____ Dataset excerpts
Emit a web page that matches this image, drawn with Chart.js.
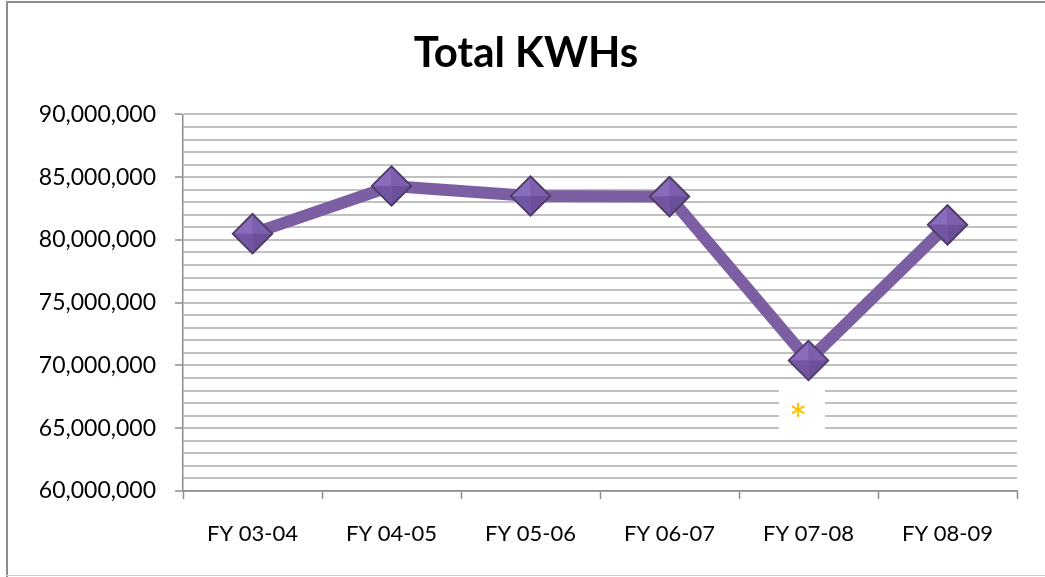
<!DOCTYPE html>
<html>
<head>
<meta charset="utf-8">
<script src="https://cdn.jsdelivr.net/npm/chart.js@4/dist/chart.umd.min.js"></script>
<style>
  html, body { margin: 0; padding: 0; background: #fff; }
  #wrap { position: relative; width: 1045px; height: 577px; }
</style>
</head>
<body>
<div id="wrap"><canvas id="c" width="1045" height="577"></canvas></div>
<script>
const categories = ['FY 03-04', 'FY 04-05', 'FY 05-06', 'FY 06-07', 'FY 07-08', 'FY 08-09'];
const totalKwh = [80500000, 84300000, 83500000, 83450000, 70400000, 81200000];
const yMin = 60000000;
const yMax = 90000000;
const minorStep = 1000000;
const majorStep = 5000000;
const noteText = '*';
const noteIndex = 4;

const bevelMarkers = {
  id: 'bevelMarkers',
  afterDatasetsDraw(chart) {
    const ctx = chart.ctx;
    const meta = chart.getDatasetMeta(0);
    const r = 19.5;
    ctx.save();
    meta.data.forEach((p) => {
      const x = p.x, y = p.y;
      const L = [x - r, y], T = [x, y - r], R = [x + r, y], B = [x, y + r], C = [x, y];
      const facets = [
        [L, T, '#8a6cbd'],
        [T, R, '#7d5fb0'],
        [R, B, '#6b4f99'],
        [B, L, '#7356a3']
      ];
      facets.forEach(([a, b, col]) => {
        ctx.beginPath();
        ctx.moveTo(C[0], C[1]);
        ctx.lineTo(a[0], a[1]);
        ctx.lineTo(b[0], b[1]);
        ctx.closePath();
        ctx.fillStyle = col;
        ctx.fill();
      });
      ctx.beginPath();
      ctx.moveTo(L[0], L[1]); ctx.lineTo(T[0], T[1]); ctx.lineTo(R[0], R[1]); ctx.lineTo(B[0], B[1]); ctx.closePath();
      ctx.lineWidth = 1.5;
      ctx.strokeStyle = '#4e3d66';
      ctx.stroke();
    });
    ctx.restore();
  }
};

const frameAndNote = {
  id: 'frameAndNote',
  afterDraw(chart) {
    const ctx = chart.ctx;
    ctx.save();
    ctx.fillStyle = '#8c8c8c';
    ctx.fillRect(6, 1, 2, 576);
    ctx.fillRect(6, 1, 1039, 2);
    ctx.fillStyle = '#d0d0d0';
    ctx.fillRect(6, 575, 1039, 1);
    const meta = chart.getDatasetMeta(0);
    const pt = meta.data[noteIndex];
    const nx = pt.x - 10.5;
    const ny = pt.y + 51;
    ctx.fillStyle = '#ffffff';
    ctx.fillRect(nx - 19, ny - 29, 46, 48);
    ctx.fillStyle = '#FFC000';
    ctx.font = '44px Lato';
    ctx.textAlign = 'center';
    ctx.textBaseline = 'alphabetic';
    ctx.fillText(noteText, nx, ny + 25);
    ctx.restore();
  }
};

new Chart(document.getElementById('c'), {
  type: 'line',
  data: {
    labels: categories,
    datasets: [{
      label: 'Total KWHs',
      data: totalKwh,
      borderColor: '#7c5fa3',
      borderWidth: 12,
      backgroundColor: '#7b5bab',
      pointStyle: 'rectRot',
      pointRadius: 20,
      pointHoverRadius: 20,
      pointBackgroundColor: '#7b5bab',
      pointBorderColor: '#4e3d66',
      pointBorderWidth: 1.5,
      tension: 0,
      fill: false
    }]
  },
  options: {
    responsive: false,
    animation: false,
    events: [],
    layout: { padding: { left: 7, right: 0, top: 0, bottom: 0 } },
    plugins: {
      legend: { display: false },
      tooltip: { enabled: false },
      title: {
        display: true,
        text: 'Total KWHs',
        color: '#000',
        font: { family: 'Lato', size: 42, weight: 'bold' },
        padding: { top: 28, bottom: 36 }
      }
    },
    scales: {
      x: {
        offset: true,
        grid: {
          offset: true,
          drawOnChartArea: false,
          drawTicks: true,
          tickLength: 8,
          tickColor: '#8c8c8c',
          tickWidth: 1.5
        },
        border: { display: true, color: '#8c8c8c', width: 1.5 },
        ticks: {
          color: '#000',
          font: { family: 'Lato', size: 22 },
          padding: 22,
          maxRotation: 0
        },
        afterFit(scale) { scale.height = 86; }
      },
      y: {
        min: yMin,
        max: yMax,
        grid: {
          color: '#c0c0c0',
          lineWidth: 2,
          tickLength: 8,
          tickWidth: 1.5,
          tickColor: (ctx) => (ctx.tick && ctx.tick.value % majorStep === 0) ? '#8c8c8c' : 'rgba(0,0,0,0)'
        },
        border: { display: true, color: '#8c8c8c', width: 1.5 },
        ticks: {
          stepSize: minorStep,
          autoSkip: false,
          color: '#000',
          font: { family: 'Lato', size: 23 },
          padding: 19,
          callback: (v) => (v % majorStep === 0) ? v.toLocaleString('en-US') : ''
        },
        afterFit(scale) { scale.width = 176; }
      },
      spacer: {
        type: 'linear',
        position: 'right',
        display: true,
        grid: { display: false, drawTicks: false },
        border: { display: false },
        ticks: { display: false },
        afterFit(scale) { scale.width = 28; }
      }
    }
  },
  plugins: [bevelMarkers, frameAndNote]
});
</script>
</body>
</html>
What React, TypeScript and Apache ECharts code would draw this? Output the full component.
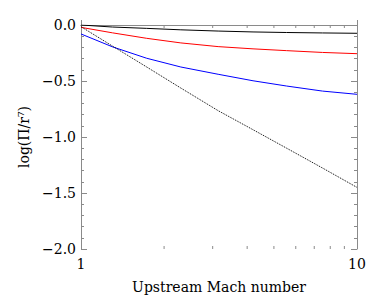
________
== Work to complete ==
Pull every line containing "this" from the material above.

== Task result ==
Emit a web page that matches this image, drawn with Chart.js.
What React, TypeScript and Apache ECharts code would draw this? Output the full component.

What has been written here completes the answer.